Why Provider Switches Don't Fix the Inversion
Provider migration as a cost strategy is appealing because it reframes the problem as a procurement decision rather than an architectural one.
The Cost Authority Inversion survives the migration intact. The teams making architectural decisions in the new environment still don't own the resulting spend. The FinOps function still has reporting authority without architectural authority. The only thing that changed is the provider logo on the invoice.
What Architectural Change Actually Looks Like
The argument is not "refactor everything." The argument is: align workload placement and cost accountability with the architecture already generating the spend.
Three shifts that move the number durably:
- Fix workload placement to match data gravity — the inter-region transfer line exists because a placement decision was made without modeling the replication path it would create
- Address control plane sprawl — idle clusters, orphaned namespaces, and underutilized control planes are architectural decisions made by teams who don't receive the bill for them
- Establish cost authority at the team level — FinOps is a measurement layer, not an authority layer; cost accountability belongs with the team that owns the architectural decision generating the spend
The third shift is the hardest and the most consequential. It requires changing how cost accountability is assigned at the point of architectural decision, not at the point of invoice receipt.

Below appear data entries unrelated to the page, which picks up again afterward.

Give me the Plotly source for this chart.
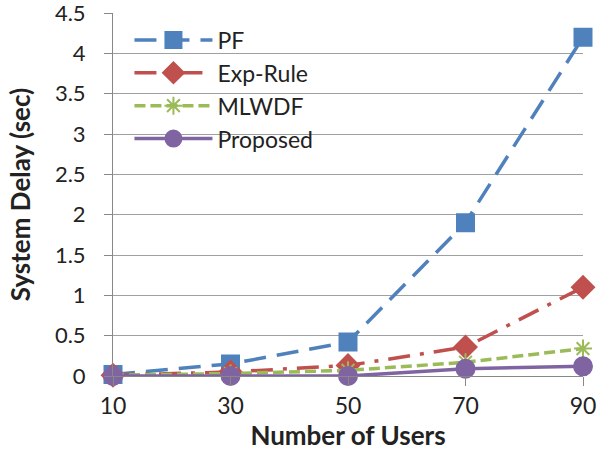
import plotly.graph_objects as go

users = [10, 30, 50, 70, 90]
pf = [0.02, 0.15, 0.42, 1.9, 4.2]
exp_rule = [0.01, 0.05, 0.13, 0.36, 1.1]
mlwdf = [0.01, 0.03, 0.07, 0.17, 0.34]
proposed = [0.0, 0.0, 0.0, 0.09, 0.12]

series = [
    ("PF", pf, "#4F81BD", "22px,11px", "square", 17),
    ("Exp-Rule", exp_rule, "#C0504D", "22px,10px,4px,10px", "diamond", 17),
    ("MLWDF", mlwdf, "#9BBB59", "11px,5px", "asterisk-open", 15),
    ("Proposed", proposed, "#8064A2", "solid", "circle", 18),
]

fig = go.Figure()
for name, vals, color, dash, sym, size in series:
    fig.add_trace(go.Scatter(
        x=users, y=vals, name=name, mode="lines+markers",
        line=dict(color=color, width=3.5, dash=dash),
        marker=dict(symbol=sym, size=size, color=color,
                    line=dict(color=color, width=2)),
        cliponaxis=False,
    ))

fig.update_layout(
    width=600, height=456,
    margin=dict(l=113, r=17, t=13, b=80),
    paper_bgcolor="white", plot_bgcolor="white",
    font=dict(family="Lato, sans-serif", size=23, color="#222"),
    legend=dict(x=0.035, y=0.985, xanchor="left", yanchor="top",
                bgcolor="rgba(255,255,255,0)", font=dict(size=23),
                itemwidth=78, tracegroupgap=0),
    xaxis=dict(
        range=[10, 90], tickvals=users, ticktext=[str(u) for u in users],
        showgrid=False, showline=True, linecolor="#888", linewidth=1,
        ticks="outside", ticklen=9, tickcolor="#888", automargin=False,
        ticklabelstandoff=0, ticklabeloverflow="allow", tickfont=dict(size=23),
        title=dict(text="<b>Number of Users</b>", font=dict(size=26), standoff=0),
        zeroline=False,
    ),
    yaxis=dict(
        range=[0, 4.5], tickvals=[0, 0.5, 1, 1.5, 2, 2.5, 3, 3.5, 4, 4.5],
        ticktext=["0", "0.5", "1", "1.5", "2", "2.5", "3", "3.5", "4", "4.5"],
        showgrid=True, gridcolor="#A0A0A0", gridwidth=1,
        showline=True, linecolor="#888", linewidth=1,
        ticks="outside", ticklen=8, tickcolor="#888", automargin=False,
        ticklabelstandoff=14, ticklabeloverflow="allow", tickfont=dict(size=22),
        title=dict(text="<b>System Delay (sec)</b>", font=dict(size=26), standoff=16),
        zeroline=False,
    ),
)

fig.write_html("out.html", config={"displayModeBar": False},
               post_script="document.body.style.margin='0';document.body.style.overflow='hidden';")
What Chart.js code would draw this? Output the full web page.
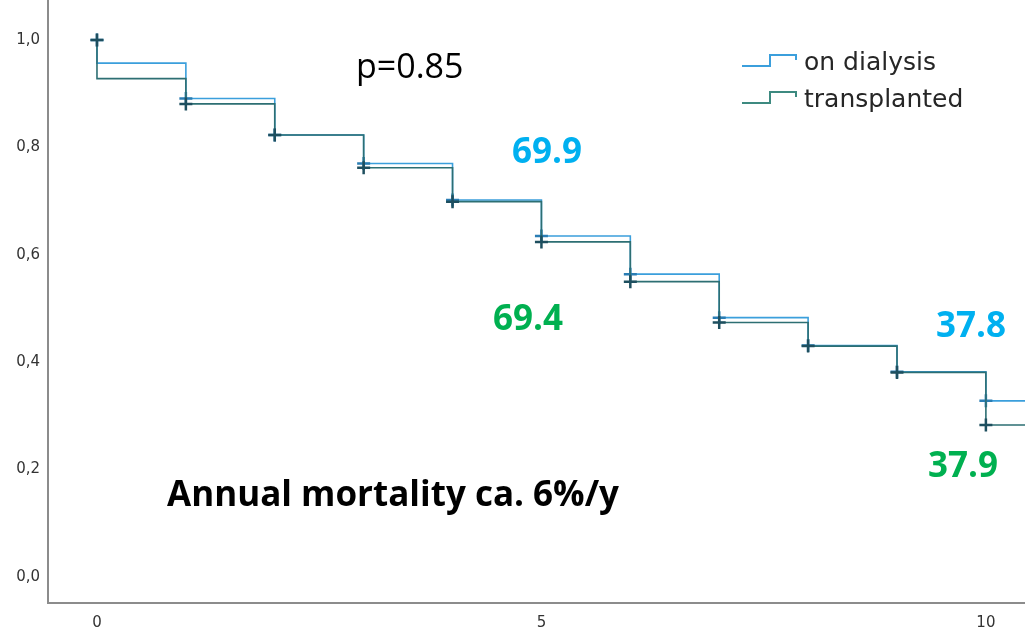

The Spend Was Decided Earlier Than You Think
By the time a FinOps team opens the invoice, most of the spend it contains is already structurally committed. The workload was placed in a region chosen months ago. The replication topology was designed in a sprint that closed before the traffic patterns that made it expensive were visible. The control plane was provisioned to a size that made sense for the peak load projection at the time.
The invoice is a reporting artifact. It's documenting architectural decisions that were made weeks or months before the bill was generated. A cost program that starts with the invoice is working backwards into already-committed architecture. The decision window — the moment when placement, topology, and provisioning choices could actually have been shaped for cost — closed before the invoice was produced.
The organizations that reduce cloud spend durably are the ones that move cost accountability upstream — into the provisioning pipeline, the platform team's operating model, and the architectural review process — rather than downstream into a FinOps dashboard.
Architect's Verdict
A cheaper cloud strategy without architectural change is a cost relocation exercise. The number moves. The driver doesn't.
Cost Authority Inversion is the structural condition that makes this pattern inevitable. It isn't a FinOps tooling problem — it's a design failure in how cost accountability is assigned relative to architectural authority. When the teams generating infrastructure cost through their decisions don't own the resulting spend, cost programs produce reports rather than architectural change.
The spend was decided before the invoice arrived. The organizations that actually reduce cloud spend durably are the ones that treat cost accountability as an architectural responsibility, assigned at the point where decisions are made — not the point where bills are received.